In the context of budgetary constraints and An Bord Snip Nua, he added that few would 'be advocating budgetary grants to be given to loss making firms that do not have much hope of survival'.

'A bank loan given to a no hope firm by a largely state-owned bank is in essence a budgetary grant,' he said.

'Fixing Irish banks is not going to solve all our problems. The collapse in the public finance - and the knock on effect of that in compressing domestic demand - will still be a factor as will the downturn in economic demand,' he added.

Dukes critical of Anglo probe delay

Former Fine Gael leader and current Anglo Irish Bank director Alan Dukes has criticised the Director of Corporate Enforcement for delays in the investigation into his bank.

Speaking at the MacGill Summer School in Donegal, he called for the investigation to be concluded as soon as possible.

Mr Dukes said he found it odd that the director said he might be in a position to tell the Director of Public Prosecutions there was a legal case in November, after he announced last February there was a prima facie case for an investigation into the bank, and after sending people in to the bank in April to begin the inquiry.

Currently, Angle Irish Bank is involved with three separate sets of investigations by the Office of the Director of Corporate Enforcement, the Financial Regulator and the Chartered Accountants Regulatory Board's complaints committee.

Sell assets to cut debt - McCarthy

The Government needs to sell off assets it does not need to reduce debt, economist Colm McCarthy told the MacGill Summer School in Donegal this evening.

Mr McCarthy chaired the group appointed to review public spending, known as An Bord Snip Nua.

Speaking about his group's report, Mr McCarthy said asset disposal was needed nationally to reduce debt, along with increases in private saving.

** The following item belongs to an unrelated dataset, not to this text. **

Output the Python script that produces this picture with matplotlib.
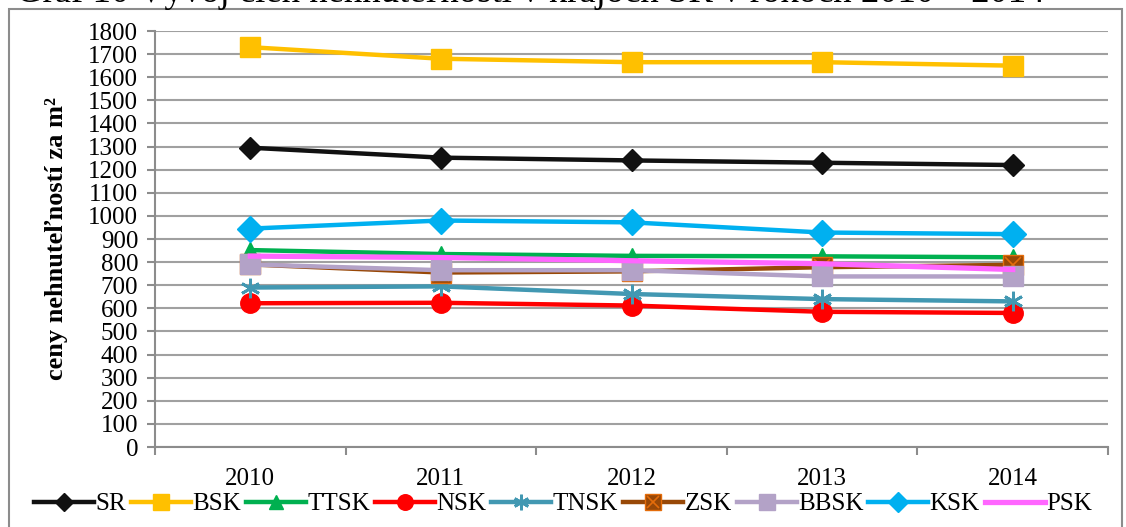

Speaking about the options available to the Government, the economist said the Government had to either cut spending or increase taxes because of 'unsustainable' debts of €400m every week.

He pointed out that this debt, which amounts to 11% of GDP, does not include bank rescue costs. Mr McCarthy said bank rescue costs could add an extra two years' borrowing, and could cost €20 billion to €30 billion.

Mr McCarthy said borrowing needs to be contained in 2009 and reduced in 2010, and that means cuts in current and capital spending. Also, Mr McCarthy denied that individual Government departments were targeted in his report, and said that no area of current spending was exempted.

Change banking culture - Boyle

Green Party chairman Senator Dan Boyle earlier told the school there was a need to change the ethical culture of banking. Senator Boyle said there was a need to end the 'no shame, no blame culture' of banking.

He said we had learned that much of the financial services sector could not be trusted to engage with ethical norms of behaviour, but that some self-regulation was needed. Senator Boyle said there needed to be an international component to our internal regulatory system, and a need to learn from best international practice.

He said more openness and transparency was needed on how banks conducted their businesses and, to some extent, a return to the cautious conservatism that previously characterised banking.

Senator Boyle said what had happened to Irish banking was down to a failure to regulate, and that he hoped that prosecutions would be made. He added that recent legislation on corporate governance and director responsibility did not go far enough.